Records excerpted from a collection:
* start *

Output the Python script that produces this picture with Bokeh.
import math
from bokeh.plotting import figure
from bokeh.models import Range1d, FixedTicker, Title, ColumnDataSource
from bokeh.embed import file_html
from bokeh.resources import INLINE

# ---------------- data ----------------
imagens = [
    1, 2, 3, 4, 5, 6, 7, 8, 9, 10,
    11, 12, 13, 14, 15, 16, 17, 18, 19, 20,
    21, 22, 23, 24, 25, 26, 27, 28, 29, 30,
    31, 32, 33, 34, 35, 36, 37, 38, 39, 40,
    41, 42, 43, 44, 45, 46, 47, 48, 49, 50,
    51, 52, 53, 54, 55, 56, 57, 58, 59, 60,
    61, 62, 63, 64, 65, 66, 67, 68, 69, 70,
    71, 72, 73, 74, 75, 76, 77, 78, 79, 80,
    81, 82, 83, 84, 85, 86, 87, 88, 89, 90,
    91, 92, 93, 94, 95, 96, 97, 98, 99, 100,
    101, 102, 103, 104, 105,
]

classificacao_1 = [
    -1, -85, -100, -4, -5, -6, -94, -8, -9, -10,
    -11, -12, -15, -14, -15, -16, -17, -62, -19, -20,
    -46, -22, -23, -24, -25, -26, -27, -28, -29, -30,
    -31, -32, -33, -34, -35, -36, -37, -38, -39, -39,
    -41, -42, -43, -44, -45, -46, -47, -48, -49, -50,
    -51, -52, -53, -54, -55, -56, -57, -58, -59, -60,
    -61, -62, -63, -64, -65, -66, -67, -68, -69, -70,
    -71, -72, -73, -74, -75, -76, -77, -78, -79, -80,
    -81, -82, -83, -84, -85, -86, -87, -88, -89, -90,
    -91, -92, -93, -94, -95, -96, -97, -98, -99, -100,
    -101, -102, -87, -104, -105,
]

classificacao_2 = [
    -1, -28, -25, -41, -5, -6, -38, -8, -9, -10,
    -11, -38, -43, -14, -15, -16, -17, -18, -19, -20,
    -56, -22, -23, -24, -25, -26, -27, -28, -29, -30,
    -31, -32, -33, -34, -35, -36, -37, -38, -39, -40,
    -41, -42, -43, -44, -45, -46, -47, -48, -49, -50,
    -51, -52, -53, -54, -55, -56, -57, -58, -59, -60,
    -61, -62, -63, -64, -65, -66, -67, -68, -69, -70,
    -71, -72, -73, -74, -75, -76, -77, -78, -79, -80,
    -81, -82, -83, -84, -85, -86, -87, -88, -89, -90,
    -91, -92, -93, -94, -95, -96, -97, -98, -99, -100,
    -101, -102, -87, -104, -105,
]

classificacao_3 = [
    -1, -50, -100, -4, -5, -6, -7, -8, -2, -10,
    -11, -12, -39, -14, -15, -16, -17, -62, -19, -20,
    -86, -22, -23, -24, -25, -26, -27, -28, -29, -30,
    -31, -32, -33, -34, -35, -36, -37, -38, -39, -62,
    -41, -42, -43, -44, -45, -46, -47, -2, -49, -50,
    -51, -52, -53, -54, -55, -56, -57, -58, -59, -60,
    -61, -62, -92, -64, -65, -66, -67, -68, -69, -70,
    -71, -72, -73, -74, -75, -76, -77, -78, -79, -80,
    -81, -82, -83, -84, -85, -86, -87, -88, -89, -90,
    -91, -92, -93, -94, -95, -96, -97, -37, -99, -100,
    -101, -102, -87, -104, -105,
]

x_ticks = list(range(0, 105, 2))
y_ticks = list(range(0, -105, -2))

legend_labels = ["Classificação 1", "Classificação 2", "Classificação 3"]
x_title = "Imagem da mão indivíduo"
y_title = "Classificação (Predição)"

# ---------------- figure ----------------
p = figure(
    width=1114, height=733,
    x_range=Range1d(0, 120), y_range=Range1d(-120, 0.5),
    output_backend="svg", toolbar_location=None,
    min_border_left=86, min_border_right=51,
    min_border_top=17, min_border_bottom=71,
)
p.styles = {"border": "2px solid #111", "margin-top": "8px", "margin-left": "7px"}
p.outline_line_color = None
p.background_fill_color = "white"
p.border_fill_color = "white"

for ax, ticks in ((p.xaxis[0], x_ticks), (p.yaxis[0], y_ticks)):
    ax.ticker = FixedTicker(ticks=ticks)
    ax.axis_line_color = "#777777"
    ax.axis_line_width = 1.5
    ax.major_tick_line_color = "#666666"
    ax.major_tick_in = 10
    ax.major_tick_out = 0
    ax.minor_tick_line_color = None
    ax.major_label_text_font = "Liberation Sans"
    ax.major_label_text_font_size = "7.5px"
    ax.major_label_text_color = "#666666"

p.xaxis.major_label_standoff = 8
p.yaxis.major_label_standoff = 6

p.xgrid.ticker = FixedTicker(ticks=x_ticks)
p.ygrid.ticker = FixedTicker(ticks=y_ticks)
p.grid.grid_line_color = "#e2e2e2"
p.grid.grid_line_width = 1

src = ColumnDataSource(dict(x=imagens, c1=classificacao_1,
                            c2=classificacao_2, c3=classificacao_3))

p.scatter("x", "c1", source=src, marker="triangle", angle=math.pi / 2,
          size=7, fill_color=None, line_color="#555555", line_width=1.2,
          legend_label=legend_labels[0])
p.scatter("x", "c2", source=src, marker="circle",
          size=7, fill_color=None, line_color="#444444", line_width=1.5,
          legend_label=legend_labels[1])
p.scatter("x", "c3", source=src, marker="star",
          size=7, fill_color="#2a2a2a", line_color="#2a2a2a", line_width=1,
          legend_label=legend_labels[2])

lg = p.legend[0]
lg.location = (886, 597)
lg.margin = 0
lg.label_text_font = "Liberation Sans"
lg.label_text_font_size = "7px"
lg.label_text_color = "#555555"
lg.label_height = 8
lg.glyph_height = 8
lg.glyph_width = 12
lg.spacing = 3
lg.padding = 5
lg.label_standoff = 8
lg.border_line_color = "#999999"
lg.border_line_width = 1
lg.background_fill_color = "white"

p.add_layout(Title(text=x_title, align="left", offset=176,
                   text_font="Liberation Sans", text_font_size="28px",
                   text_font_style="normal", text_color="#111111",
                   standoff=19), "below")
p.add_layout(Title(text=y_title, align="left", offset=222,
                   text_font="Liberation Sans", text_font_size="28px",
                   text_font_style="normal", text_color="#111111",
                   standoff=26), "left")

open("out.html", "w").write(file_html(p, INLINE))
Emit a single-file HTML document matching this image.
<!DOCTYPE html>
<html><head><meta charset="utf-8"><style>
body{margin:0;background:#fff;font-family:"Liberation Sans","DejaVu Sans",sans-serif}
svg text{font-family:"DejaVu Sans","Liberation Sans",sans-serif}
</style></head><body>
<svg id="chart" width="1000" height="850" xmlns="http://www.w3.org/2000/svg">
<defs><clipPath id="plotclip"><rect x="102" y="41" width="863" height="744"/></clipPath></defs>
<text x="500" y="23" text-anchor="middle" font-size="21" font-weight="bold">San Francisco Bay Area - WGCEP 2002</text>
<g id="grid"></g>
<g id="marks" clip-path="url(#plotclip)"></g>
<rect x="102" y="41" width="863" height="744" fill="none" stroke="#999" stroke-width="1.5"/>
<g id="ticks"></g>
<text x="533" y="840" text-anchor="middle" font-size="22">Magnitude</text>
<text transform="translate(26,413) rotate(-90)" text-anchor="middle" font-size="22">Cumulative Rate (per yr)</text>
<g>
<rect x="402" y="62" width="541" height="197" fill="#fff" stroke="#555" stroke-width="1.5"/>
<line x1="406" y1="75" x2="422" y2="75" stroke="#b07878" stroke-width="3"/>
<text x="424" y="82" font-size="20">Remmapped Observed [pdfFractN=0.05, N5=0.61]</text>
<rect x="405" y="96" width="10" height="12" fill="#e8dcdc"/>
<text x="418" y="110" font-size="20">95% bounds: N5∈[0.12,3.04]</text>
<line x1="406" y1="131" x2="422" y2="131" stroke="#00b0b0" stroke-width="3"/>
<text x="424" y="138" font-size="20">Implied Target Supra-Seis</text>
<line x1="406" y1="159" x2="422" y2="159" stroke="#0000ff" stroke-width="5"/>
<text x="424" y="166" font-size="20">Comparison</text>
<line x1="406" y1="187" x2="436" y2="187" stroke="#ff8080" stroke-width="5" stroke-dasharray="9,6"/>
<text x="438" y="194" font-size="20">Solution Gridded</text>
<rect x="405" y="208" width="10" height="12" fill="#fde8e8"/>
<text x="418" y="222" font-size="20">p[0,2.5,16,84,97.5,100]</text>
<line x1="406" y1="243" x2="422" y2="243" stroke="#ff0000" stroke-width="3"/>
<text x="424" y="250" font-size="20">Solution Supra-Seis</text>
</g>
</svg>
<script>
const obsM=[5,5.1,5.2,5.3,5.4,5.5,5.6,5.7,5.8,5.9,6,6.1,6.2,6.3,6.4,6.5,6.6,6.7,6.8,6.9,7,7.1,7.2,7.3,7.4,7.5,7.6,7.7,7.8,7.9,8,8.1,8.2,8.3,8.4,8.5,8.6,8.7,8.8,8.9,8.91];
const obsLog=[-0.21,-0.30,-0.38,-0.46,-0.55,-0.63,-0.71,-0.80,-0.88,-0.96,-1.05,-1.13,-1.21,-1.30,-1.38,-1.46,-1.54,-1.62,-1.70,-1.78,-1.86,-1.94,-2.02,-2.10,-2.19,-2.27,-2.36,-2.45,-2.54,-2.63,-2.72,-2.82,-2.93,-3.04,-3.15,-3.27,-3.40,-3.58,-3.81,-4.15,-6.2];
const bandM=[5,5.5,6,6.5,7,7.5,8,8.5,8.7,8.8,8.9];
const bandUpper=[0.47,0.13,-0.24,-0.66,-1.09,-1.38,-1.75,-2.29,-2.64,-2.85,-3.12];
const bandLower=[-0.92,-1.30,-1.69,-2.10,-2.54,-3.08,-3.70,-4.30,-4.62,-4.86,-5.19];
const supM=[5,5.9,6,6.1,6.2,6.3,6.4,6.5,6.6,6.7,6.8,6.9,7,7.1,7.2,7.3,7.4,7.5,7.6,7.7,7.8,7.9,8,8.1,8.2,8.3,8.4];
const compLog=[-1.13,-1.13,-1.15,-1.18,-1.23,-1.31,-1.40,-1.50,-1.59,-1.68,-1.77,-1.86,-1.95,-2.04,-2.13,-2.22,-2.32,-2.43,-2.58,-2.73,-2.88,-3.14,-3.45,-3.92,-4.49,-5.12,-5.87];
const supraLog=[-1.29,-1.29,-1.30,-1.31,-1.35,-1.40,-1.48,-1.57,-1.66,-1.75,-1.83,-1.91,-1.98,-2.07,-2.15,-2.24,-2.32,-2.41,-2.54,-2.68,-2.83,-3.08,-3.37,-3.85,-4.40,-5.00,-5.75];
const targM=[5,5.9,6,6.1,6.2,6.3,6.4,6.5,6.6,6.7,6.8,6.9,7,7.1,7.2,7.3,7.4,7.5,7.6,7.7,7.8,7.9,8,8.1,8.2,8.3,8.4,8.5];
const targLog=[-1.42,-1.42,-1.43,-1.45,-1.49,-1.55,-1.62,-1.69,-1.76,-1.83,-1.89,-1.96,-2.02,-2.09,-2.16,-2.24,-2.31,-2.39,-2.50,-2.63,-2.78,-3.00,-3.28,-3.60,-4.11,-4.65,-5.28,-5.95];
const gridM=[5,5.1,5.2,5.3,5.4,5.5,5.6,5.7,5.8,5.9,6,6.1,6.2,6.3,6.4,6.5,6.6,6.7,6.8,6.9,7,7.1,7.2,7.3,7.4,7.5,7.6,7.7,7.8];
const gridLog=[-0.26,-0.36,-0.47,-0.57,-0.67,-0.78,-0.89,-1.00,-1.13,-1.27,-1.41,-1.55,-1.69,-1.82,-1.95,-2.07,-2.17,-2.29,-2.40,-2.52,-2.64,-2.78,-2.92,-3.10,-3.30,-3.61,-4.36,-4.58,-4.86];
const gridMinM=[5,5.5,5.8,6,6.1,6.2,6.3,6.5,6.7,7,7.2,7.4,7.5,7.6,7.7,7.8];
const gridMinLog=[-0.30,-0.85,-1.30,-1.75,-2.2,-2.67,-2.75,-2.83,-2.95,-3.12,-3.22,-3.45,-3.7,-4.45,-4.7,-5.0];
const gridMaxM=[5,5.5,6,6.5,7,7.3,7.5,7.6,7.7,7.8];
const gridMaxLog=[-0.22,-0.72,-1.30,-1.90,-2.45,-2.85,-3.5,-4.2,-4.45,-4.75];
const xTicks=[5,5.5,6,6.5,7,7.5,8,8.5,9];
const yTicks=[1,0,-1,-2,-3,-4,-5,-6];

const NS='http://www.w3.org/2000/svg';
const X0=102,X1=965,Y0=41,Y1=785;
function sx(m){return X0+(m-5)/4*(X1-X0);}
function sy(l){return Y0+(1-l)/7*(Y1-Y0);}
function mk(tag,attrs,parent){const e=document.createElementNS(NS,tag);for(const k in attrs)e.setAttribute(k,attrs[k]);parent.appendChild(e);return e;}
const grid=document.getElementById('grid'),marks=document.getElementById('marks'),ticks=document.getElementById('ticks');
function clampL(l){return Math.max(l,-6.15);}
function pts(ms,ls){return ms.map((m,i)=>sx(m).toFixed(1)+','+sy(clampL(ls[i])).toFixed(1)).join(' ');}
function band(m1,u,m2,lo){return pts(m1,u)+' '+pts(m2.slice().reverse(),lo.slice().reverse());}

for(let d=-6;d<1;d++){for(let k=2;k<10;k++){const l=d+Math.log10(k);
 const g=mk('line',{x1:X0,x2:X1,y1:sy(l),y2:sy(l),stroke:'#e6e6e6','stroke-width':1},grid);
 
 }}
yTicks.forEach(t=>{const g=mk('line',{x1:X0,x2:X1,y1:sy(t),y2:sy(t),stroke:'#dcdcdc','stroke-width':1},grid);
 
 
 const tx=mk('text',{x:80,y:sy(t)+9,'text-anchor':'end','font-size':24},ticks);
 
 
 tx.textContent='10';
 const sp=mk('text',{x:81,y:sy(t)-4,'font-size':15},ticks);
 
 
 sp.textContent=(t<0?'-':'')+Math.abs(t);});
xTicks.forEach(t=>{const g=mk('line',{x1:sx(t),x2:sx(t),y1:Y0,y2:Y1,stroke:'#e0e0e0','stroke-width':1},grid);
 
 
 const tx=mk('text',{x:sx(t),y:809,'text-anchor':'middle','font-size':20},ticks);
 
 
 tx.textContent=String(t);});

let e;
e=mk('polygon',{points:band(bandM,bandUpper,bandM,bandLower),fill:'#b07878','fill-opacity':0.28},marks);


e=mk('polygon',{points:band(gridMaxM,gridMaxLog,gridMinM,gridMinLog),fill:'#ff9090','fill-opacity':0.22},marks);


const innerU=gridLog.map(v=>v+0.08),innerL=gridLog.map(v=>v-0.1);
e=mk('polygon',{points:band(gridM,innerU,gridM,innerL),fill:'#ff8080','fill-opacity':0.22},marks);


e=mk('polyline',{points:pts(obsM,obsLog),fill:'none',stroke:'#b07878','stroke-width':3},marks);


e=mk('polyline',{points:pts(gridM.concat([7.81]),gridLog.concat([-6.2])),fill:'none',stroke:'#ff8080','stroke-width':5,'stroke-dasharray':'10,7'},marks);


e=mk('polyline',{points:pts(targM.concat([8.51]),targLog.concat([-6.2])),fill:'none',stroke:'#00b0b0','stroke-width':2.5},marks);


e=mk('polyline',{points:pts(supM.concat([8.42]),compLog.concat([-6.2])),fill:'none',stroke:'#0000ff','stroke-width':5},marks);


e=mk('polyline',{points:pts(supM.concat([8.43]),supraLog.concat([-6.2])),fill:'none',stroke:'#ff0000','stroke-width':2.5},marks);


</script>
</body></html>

* end *

> AIM
Quote verbatim the opening lines of the listing above, ending with the line where "from bokeh.resources import INLINE" appears; include both endpoints and nothing more.

> PROBLEM SOLUTION
Output the Python script that produces this picture with Bokeh.
import math
from bokeh.plotting import figure
from bokeh.models import Range1d, FixedTicker, Title, ColumnDataSource
from bokeh.embed import file_html
from bokeh.resources import INLINE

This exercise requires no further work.